🤖 AI Summary
This work addresses the inefficiency in zeroth-order (ZO) fine-tuning of large language models caused by unclear layer-wise contributions, which leads to unnecessary computational overhead. The study identifies a dominant decoder layer whose exclusive fine-tuning achieves performance on par with or even surpassing full-model ZO tuning. This dominant layer is determined by model architecture rather than task specifics and can be reliably identified in advance through anomalous activation patterns during forward inference. Its high sensitivity, combined with its early position in the residual stream, generates a strong optimization signal.

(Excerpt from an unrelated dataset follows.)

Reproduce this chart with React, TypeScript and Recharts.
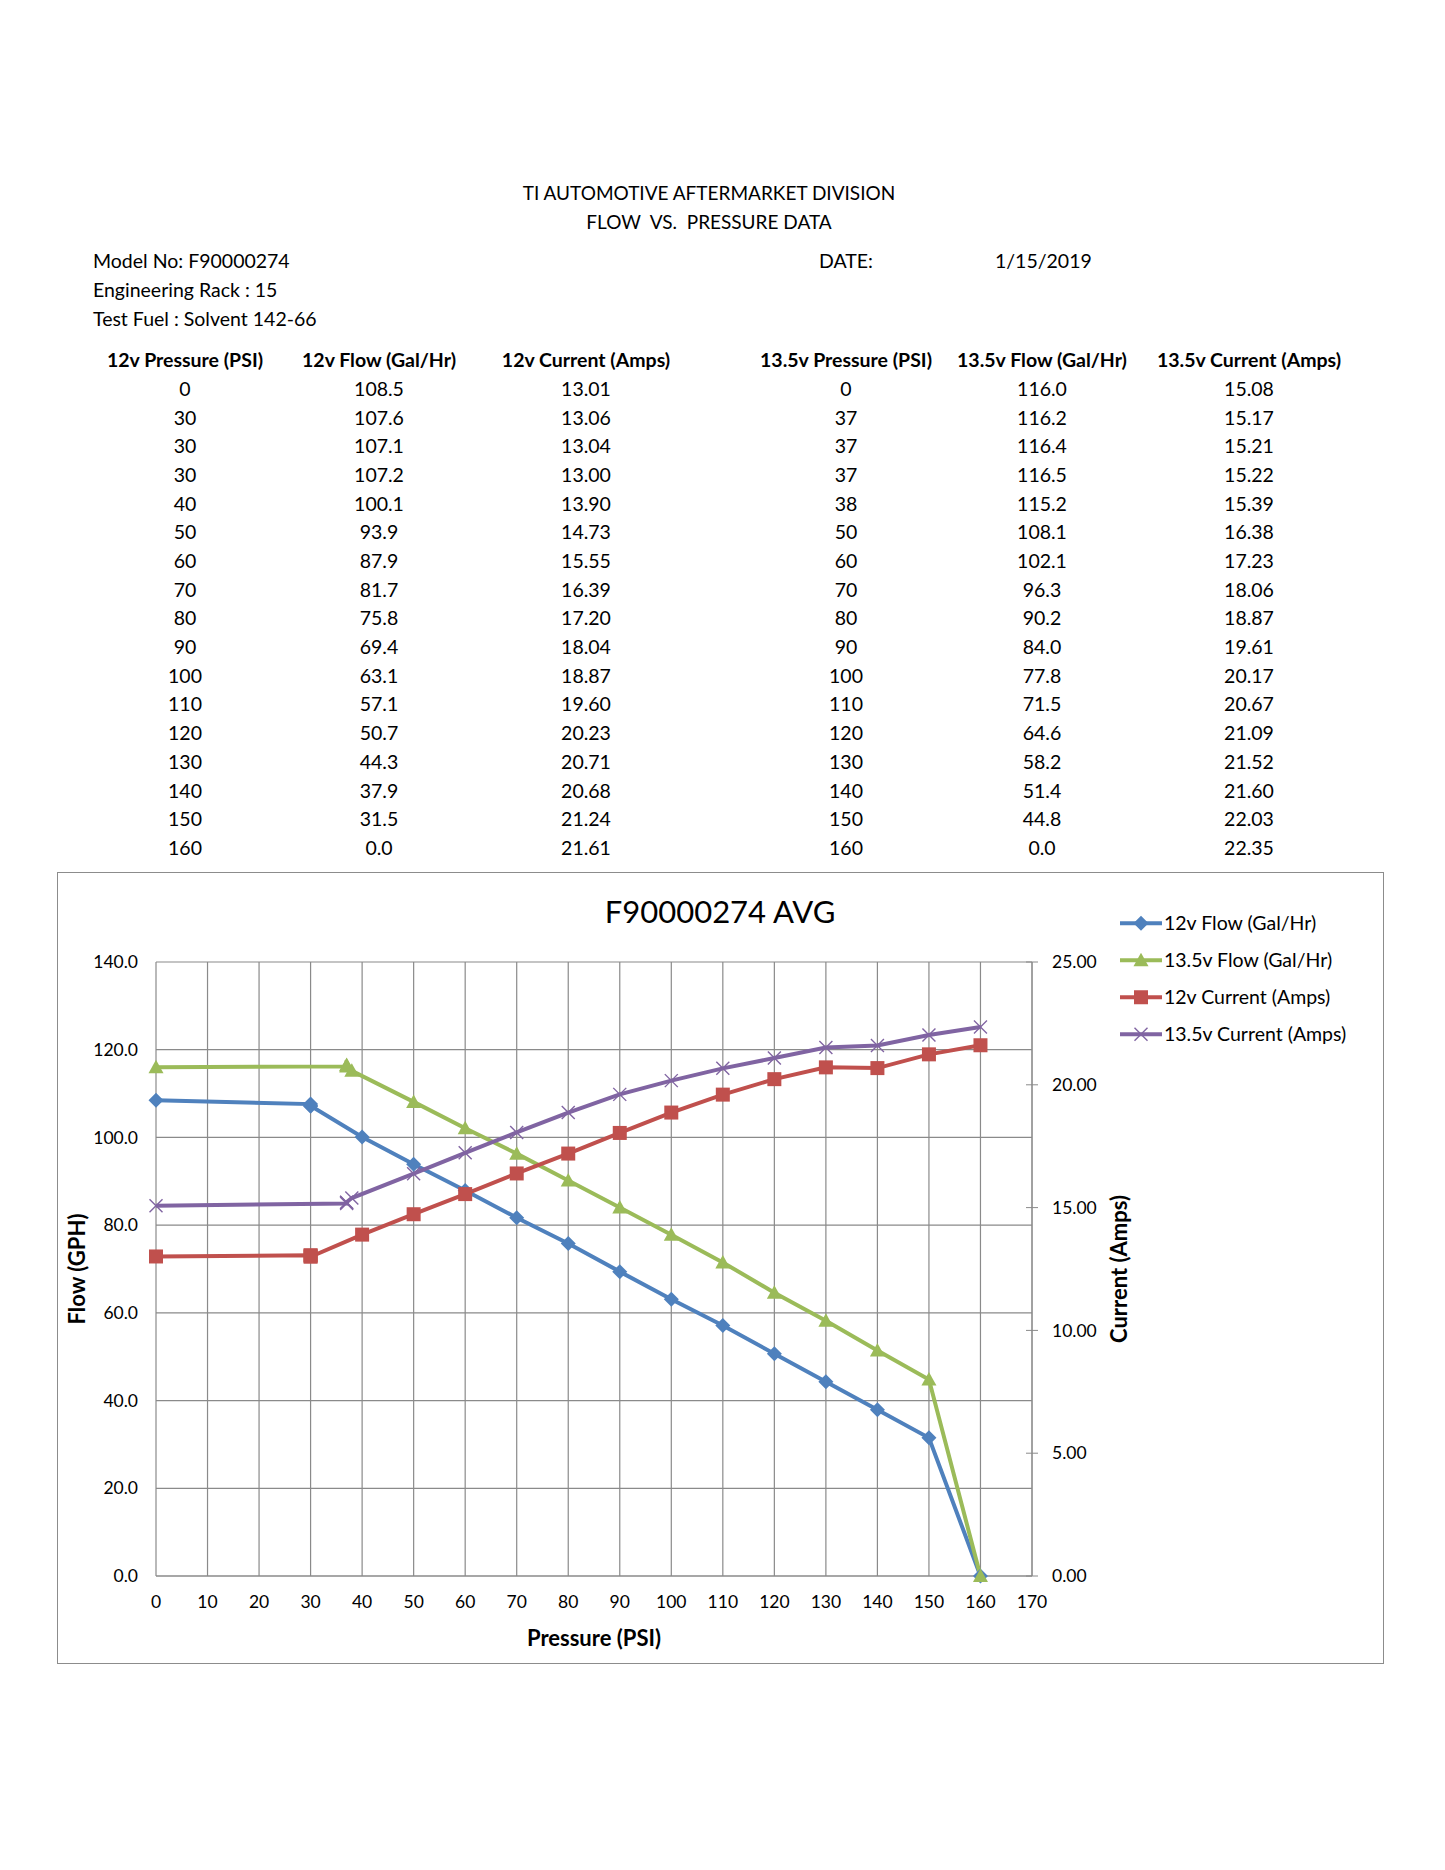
import React from 'react';
import { LineChart, Line, XAxis, YAxis, CartesianGrid, Label } from 'recharts';

// table / chart data
const pressure12 = [0, 30, 30, 30, 40, 50, 60, 70, 80, 90, 100, 110, 120, 130, 140, 150, 160];
const flow12 = [108.5, 107.6, 107.1, 107.2, 100.1, 93.9, 87.9, 81.7, 75.8, 69.4, 63.1, 57.1, 50.7, 44.3, 37.9, 31.5, 0.0];
const amps12 = [13.01, 13.06, 13.04, 13.0, 13.9, 14.73, 15.55, 16.39, 17.2, 18.04, 18.87, 19.6, 20.23, 20.71, 20.68, 21.24, 21.61];
const pressure135 = [0, 37, 37, 37, 38, 50, 60, 70, 80, 90, 100, 110, 120, 130, 140, 150, 160];
const flow135 = [116.0, 116.2, 116.4, 116.5, 115.2, 108.1, 102.1, 96.3, 90.2, 84.0, 77.8, 71.5, 64.6, 58.2, 51.4, 44.8, 0.0];
const amps135 = [15.08, 15.17, 15.21, 15.22, 15.39, 16.38, 17.23, 18.06, 18.87, 19.61, 20.17, 20.67, 21.09, 21.52, 21.6, 22.03, 22.35];

const tableHeaders = [
  '12v Pressure (PSI)',
  '12v Flow (Gal/Hr)',
  '12v Current (Amps)',
  '13.5v Pressure (PSI)',
  '13.5v Flow (Gal/Hr)',
  '13.5v Current (Amps)',
];

const pressureTicks = [0, 10, 20, 30, 40, 50, 60, 70, 80, 90, 100, 110, 120, 130, 140, 150, 160, 170];
const flowTicks = [0, 20, 40, 60, 80, 100, 120, 140];
const ampTicks = [0, 5, 10, 15, 20, 25];

const BLUE = '#4F81BD';
const GREEN = '#9BBB59';
const RED = '#C0504D';
const PURPLE = '#8064A2';
const GRID = '#8a8a8a';
const FONT = 'Lato, "Noto Sans", sans-serif';
const LINE_W = 4;

const colX = [185, 379, 586, 846, 1042, 1249];
const rowY0 = 389;
const rowStep = 28.68;

const series12Flow = pressure12.map((p, i) => ({ p, v: flow12[i] }));
const series135Flow = pressure135.map((p, i) => ({ p, v: flow135[i] }));
const series12Amps = pressure12.map((p, i) => ({ p, v: amps12[i] }));
const series135Amps = pressure135.map((p, i) => ({ p, v: amps135[i] }));

type Shape = 'diamond' | 'triangle' | 'square' | 'cross';

const Marker = ({ cx, cy, shape, color }: { cx: number; cy: number; shape: Shape; color: string }) => {
  if (cx == null || cy == null) return null;
  if (shape === 'diamond') {
    return <polygon points={`${cx},${cy - 7.5} ${cx + 7.5},${cy} ${cx},${cy + 7.5} ${cx - 7.5},${cy}`} fill={color} />;
  }
  if (shape === 'triangle') {
    return <polygon points={`${cx},${cy - 7.5} ${cx + 7.5},${cy + 6} ${cx - 7.5},${cy + 6}`} fill={color} />;
  }
  if (shape === 'square') {
    return <rect x={cx - 7} y={cy - 7} width={14} height={14} fill={color} />;
  }
  return (
    <g stroke={color} strokeWidth={1.4}>
      <line x1={cx - 6.5} y1={cy - 6.5} x2={cx + 6.5} y2={cy + 6.5} />
      <line x1={cx - 6.5} y1={cy + 6.5} x2={cx + 6.5} y2={cy - 6.5} />
    </g>
  );
};

const dotFor = (shape: Shape, color: string) => (props: any) => (
  <Marker key={`${shape}-${props.index}`} cx={props.cx} cy={props.cy} shape={shape} color={color} />
);

const RightTick = (props: any) => {
  const { x, y, payload } = props;
  return (
    <g>
      <line x1={x - 6} y1={y} x2={x + 6} y2={y} stroke={GRID} strokeWidth={1} />
      <text x={x + 20} y={y} dy="0.355em" textAnchor="start" fontSize={17.5} fontFamily={FONT} fill="#000">
        {Number(payload.value).toFixed(2)}
      </text>
    </g>
  );
};

const legendItems: { name: string; color: string; shape: Shape }[] = [
  { name: '12v Flow (Gal/Hr)', color: BLUE, shape: 'diamond' },
  { name: '13.5v Flow (Gal/Hr)', color: GREEN, shape: 'triangle' },
  { name: '12v Current (Amps)', color: RED, shape: 'square' },
  { name: '13.5v Current (Amps)', color: PURPLE, shape: 'cross' },
];

const abs = (left: number, top: number, extra: React.CSSProperties = {}): React.CSSProperties => ({
  position: 'absolute',
  left,
  top,
  lineHeight: 1,
  whiteSpace: 'pre',
  ...extra,
});

const axisTitle = (text: string, dx: number, dy: number, rotate: boolean) => (props: any) => {
  const vb = props.viewBox;
  const cx = rotate ? vb.x + dx : vb.x + vb.width / 2;
  const cy = rotate ? vb.y + vb.height / 2 : vb.y + dy;
  return (
    <text
      x={cx}
      y={cy}
      transform={rotate ? `rotate(-90, ${cx}, ${cy})` : undefined}
      textAnchor="middle"
      dominantBaseline="central"
      fontSize={22}
      fontWeight={700}
      fontFamily={FONT}
      fill="#000"
    >
      {text}
    </text>
  );
};

const App = () => {
  const centered = { transform: 'translate(-50%, -50%)' };
  const leftMid = { transform: 'translate(0, -50%)' };

  return (
    <div
      style={{
        position: 'absolute',
        left: 0,
        top: 0,
        width: 1445,
        height: 1870,
        background: '#fff',
        fontFamily: FONT,
        fontSize: 19.5,
        color: '#000',
      }}
    >
      {/* sheet header */}
      <div style={abs(709, 192, { ...centered, fontSize: 19 })}>TI AUTOMOTIVE AFTERMARKET DIVISION</div>
      <div style={abs(709, 221, { ...centered, fontSize: 19 })}>FLOW  VS.  PRESSURE DATA</div>
      <div style={abs(93, 261, leftMid)}>Model No: F90000274</div>
      <div style={abs(93, 290, leftMid)}>Engineering Rack : 15</div>
      <div style={abs(93, 319, leftMid)}>Test Fuel : Solvent 142-66</div>
      <div style={abs(819, 261, leftMid)}>DATE:</div>
      <div style={abs(995, 261, leftMid)}>1/15/2019</div>

      {/* table */}
      {tableHeaders.map((h, i) => (
        <div key={h} style={abs(colX[i], 360, { ...centered, fontWeight: 700 })}>
          {h}
        </div>
      ))}
      {pressure12.map((p, r) => {
        const cells = [
          String(p),
          flow12[r].toFixed(1),
          amps12[r].toFixed(2),
          String(pressure135[r]),
          flow135[r].toFixed(1),
          amps135[r].toFixed(2),
        ];
        return cells.map((c, i) => (
          <div key={`${r}-${i}`} style={abs(colX[i], rowY0 + r * rowStep, centered)}>
            {c}
          </div>
        ));
      })}

      {/* chart box */}
      <div
        style={{
          position: 'absolute',
          left: 57,
          top: 872,
          width: 1325,
          height: 790,
          border: '1px solid #8c8c8c',
        }}
      >
        <div style={abs(662, 38, { ...centered, fontSize: 31 })}>F90000274 AVG</div>

        <LineChart width={1325} height={790} margin={{ top: 89, right: 231, bottom: 0, left: 0 }}>
          <CartesianGrid yAxisId="flow" xAxisId="p" stroke={GRID} strokeWidth={1.2} horizontal vertical />
          <XAxis
            xAxisId="p"
            dataKey="p"
            type="number"
            domain={[0, 170]}
            ticks={pressureTicks}
            interval={0}
            height={87}
            tickSize={0}
            tickMargin={20}
            axisLine={{ stroke: GRID }}
            tick={{ fontSize: 17.5, fontFamily: FONT, fill: '#000' }}
          >
            <Label content={axisTitle('Pressure (PSI)', 0, 61, false)} />
          </XAxis>
          <YAxis
            yAxisId="flow"
            orientation="left"
            width={98}
            domain={[0, 140]}
            ticks={flowTicks}
            interval={0}
            tickSize={0}
            tickMargin={18}
            axisLine={false}
            tickFormatter={(v: number) => v.toFixed(1)}
            tick={{ fontSize: 17.5, fontFamily: FONT, fill: '#000' }}
          >
            <Label content={axisTitle('Flow (GPH)', 18, 0, true)} />
          </YAxis>
          <YAxis
            yAxisId="amps"
            orientation="right"
            width={120}
            domain={[0, 25]}
            ticks={ampTicks}
            interval={0}
            tickSize={0}
            tickMargin={0}
            tickLine={false}
            axisLine={{ stroke: GRID }}
            tick={<RightTick />}
          >
            <Label content={axisTitle('Current (Amps)', 86, 0, true)} />
          </YAxis>

          <Line
            xAxisId="p"
            yAxisId="flow"
            data={series12Flow}
            dataKey="v"
            name="12v Flow (Gal/Hr)"
            type="linear"
            stroke={BLUE}
            strokeWidth={LINE_W}
            dot={dotFor('diamond', BLUE)}
            isAnimationActive={false}
          />
          <Line
            xAxisId="p"
            yAxisId="flow"
            data={series135Flow}
            dataKey="v"
            name="13.5v Flow (Gal/Hr)"
            type="linear"
            stroke={GREEN}
            strokeWidth={LINE_W}
            dot={dotFor('triangle', GREEN)}
            isAnimationActive={false}
          />
          <Line
            xAxisId="p"
            yAxisId="amps"
            data={series12Amps}
            dataKey="v"
            name="12v Current (Amps)"
            type="linear"
            stroke={RED}
            strokeWidth={LINE_W}
            dot={dotFor('square', RED)}
            isAnimationActive={false}
          />
          <Line
            xAxisId="p"
            yAxisId="amps"
            data={series135Amps}
            dataKey="v"
            name="13.5v Current (Amps)"
            type="linear"
            stroke={PURPLE}
            strokeWidth={LINE_W}
            dot={dotFor('cross', PURPLE)}
            isAnimationActive={false}
          />
        </LineChart>

        {/* legend */}
        {legendItems.map((it, i) => (
          <div key={it.name} style={abs(1062, 50 + i * 37, { ...leftMid, display: 'flex', alignItems: 'center' })}>
            <svg width={44} height={18} style={{ display: 'block' }}>
              <line x1={0} y1={9} x2={42} y2={9} stroke={it.color} strokeWidth={LINE_W} />
              <Marker cx={21} cy={9} shape={it.shape} color={it.color} />
            </svg>
            <span style={{ fontSize: 19.5 }}>{it.name}</span>
          </div>
        ))}
      </div>
    </div>
  );
};

export default App;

Leveraging this insight, the authors propose an efficient single-layer ZO fine-tuning strategy that outperforms both full-model MeZO and LoRA-based ZO methods across nine benchmarks on LLaMA2-7B and Qwen3-8B, achieving up to a 4.52× speedup in training.
📝 Abstract
Zeroth-order (ZO) optimization enables memory-efficient fine-tuning of large language models (LLMs) using only forward passes, but it remains unclear how useful adaptation is distributed across layers. In this work, we reveal a surprising phenomenon: ZO fine-tuning is sharply dominated by a single decoding layer. Across multiple LLM families and downstream tasks, fine-tuning this dominant layer alone consistently matches or even exceeds full-model ZO fine-tuning. We further show that the dominant layer is task-agnostic but model-specific, and can be identified before training through a simple inference-only analysis of activation outliers. Specifically, the dominant layer consistently aligns with the first activation-outlier layer in the pre-trained model. To explain this phenomenon, we analyze how perturbation effects propagate under ZO optimization. We find that the dominant layer combines two key properties: high perturbation sensitivity and early placement in the residual stream, allowing perturbation-induced effects to propagate and accumulate through remaining subsequent decoding layers. As a result, this layer produces disproportionately strong and stable optimization signals under forward-only updates. Extensive experiments on LLaMA2-7B and Qwen3-8B across nine benchmarks show that dominant-layer ZO fine-tuning improves average performance over full-model MeZO and LoRA-based ZO fine-tuning while achieving up to 4.52$\times$ training speedup.